Her work is represented in major public collections, including Tate, the Arts Council Collection and the British Council. She was a long-standing member of The London Group.

Early life and education

Nathan was born in London in 1938. She studied sculpture at St Martin's School of Art, where she developed an early interest in modular composition, colour and relief construction. She studied under the painter Frederick Gore RA CBE.

Early career

According to The Barnet Press, Nathan’s first solo exhibition at the Nicholas Treadwell Gallery in 1973 sold well, with the newspaper reporting that Princess Margaret and Lord Snowdon purchased four works.
A contemporaneous exhibition booklet from the Nicholas Treadwell Gallery documented her growing recognition among London collectors.

Themes and materials

Critics emphasise Nathan’s constructed relief forms made from wood, board, resin and found materials.
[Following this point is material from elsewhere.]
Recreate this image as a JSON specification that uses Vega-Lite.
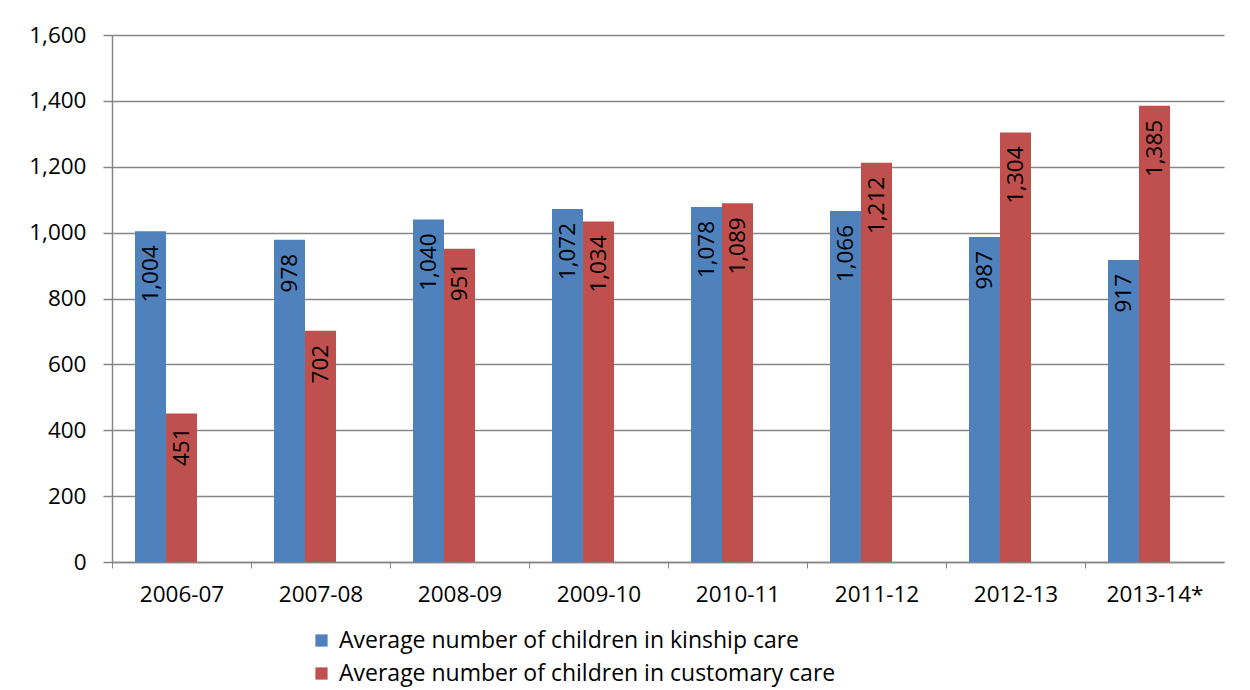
{
  "$schema": "https://vega.github.io/schema/vega-lite/v6.json",
  "width": 1112,
  "height": 527,
  "autosize": {"type": "none"},
  "padding": {"left": 112, "top": 35, "right": 26, "bottom": 128},
  "background": "white",
  "config": {
    "font": "Open Sans",
    "view": {"stroke": null},
    "axis": {"labelFont": "Open Sans", "labelColor": "black", "labelFontSize": 22.5, "domainColor": "#868686", "tickColor": "#868686", "gridColor": "#868686", "title": null}
  },
  "data": {
    "values": [
      {"year": "2006-07", "series": "Average number of children in kinship care", "value": 1004},
      {"year": "2007-08", "series": "Average number of children in kinship care", "value": 978},
      {"year": "2008-09", "series": "Average number of children in kinship care", "value": 1040},
      {"year": "2009-10", "series": "Average number of children in kinship care", "value": 1072},
      {"year": "2010-11", "series": "Average number of children in kinship care", "value": 1078},
      {"year": "2011-12", "series": "Average number of children in kinship care", "value": 1066},
      {"year": "2012-13", "series": "Average number of children in kinship care", "value": 987},
      {"year": "2013-14*", "series": "Average number of children in kinship care", "value": 917},
      {"year": "2006-07", "series": "Average number of children in customary care", "value": 451},
      {"year": "2007-08", "series": "Average number of children in customary care", "value": 702},
      {"year": "2008-09", "series": "Average number of children in customary care", "value": 951},
      {"year": "2009-10", "series": "Average number of children in customary care", "value": 1034},
      {"year": "2010-11", "series": "Average number of children in customary care", "value": 1089},
      {"year": "2011-12", "series": "Average number of children in customary care", "value": 1212},
      {"year": "2012-13", "series": "Average number of children in customary care", "value": 1304},
      {"year": "2013-14*", "series": "Average number of children in customary care", "value": 1385}
    ]
  },
  "encoding": {
    "x": {
      "field": "year", "type": "nominal", "sort": null,
      "scale": {"paddingInner": 0.331, "paddingOuter": 0.1655},
      "axis": {"labelAngle": 0, "tickSize": 6, "labelPadding": 15, "tickOffset": -69.5, "labelOffset": 69.5, "domainWidth": 1.5, "grid": false}
    },
    "xOffset": {"field": "series", "type": "nominal", "scale": {"domain": ["Average number of children in kinship care", "Average number of children in customary care", "(empty)"], "paddingInner": 0, "paddingOuter": 0}},
    "y": {
      "field": "value", "type": "quantitative",
      "scale": {"domain": [0, 1600], "nice": false},
      "axis": {"values": [0, 200, 400, 600, 800, 1000, 1200, 1400, 1600], "format": ",d", "tickSize": 9, "labelPadding": 17, "gridWidth": 1.5, "domainWidth": 1.5, "tickWidth": 1.5}
    }
  },
  "layer": [
    {
      "mark": {"type": "bar"},
      "encoding": {
        "color": {
          "field": "series", "type": "nominal",
          "scale": {"domain": ["Average number of children in kinship care", "Average number of children in customary care"], "range": ["#4F81BD", "#C0504D"]},
          "legend": {"title": null, "orient": "none", "legendX": 198, "legendY": 594, "direction": "vertical", "symbolType": "square", "symbolSize": 150, "symbolStrokeWidth": 0, "labelFontSize": 23, "labelColor": "black", "labelFont": "Open Sans", "rowPadding": 9, "labelOffset": 6, "labelLimit": 700}
        }
      }
    },
    {
      "mark": {"type": "text", "angle": 270, "align": "right", "baseline": "middle", "dx": -14, "fontSize": 22.5, "font": "Open Sans", "color": "black"},
      "encoding": {
        "text": {"field": "value", "type": "quantitative", "format": ",d"}
      }
    }
  ]
}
Maritime and shoreline motifs recur throughout her practice, referencing docks, jetties, mudflats and coastal structures.
Beaumont identified the “cruciform” as a key formal device in her early works, culminating in the relief Zeloso. Mel Gooding described her method as one of “lyric geometry.” Bryan Robertson compared her constructions to those of Louise Nevelson.

Career

Early exhibitions

Nathan held her first institutional solo exhibition at Newcastle Polytechnic Art Gallery in 1979.
Other early exhibitions include:
She also exhibited in Art and the Sea and The Discerning Eye.
In 1990 she was commissioned to create work for the relaunch of The Ivy restaurant, listed in The Ivy: The Restaurant and Its Recipes alongside Sir Eduardo Paolozzi and Peter Blake.
In 1997 the Barbican Centre presented a major retrospective, Janet Nathan: Constructions 1979–1997, which toured to Folkestone, Sheffield and Brighton.

Work in the Tate

Two major reliefs by Nathan are held in the permanent collection of Tate Britain:
  • Zeloso, mixed media relief.
  • Near Paros, mixed media relief.

The London Group

Nathan exhibited extensively with The London Group from the early 1980s through the 2010s. She became a member in 1984, and her final solo exhibition at the Cello Factory took place in 2019. Her work was shown at Morley Gallery, the Royal College of Art, Chelsea Arts Club and the Barbican Centre.

Critical reception

Leading critics including Bryan Robertson, Mel Gooding, Mary-Rose Beaumont and Andrew Lambirth wrote on Nathan’s work.

Personal life

From the mid-1980s Nathan lived with painter Patrick Caulfield CBE RA on Belsize Square, London. Caulfield’s final painting, Braque Curtain, was created as a tribute to her. She married Caulfield in 1999. They are buried together at Highgate Cemetery. Nathan had three sons from a previous marriage.
Nathan's friendship with painter John Hoyland is documented in Lambirth’s monograph of Hoyland, noting a 1988 sailing trip with Nathan, Caulfield and Beverley Heath.

Legacy

Posthumous exhibitions include:
  • *Tate Britain: Ideas into Action, https://www.tate.org.uk/visit/tate-britain/display/modern-and-contemporary-british-art/19651980
  • The London Group at Bankside, Bankside Gallery
  • Voyages, Willow Beck Gallery, Harrogate
Nathan’s relief Zeloso remains on display in Tate Britain’s “Ideas into Action” gallery.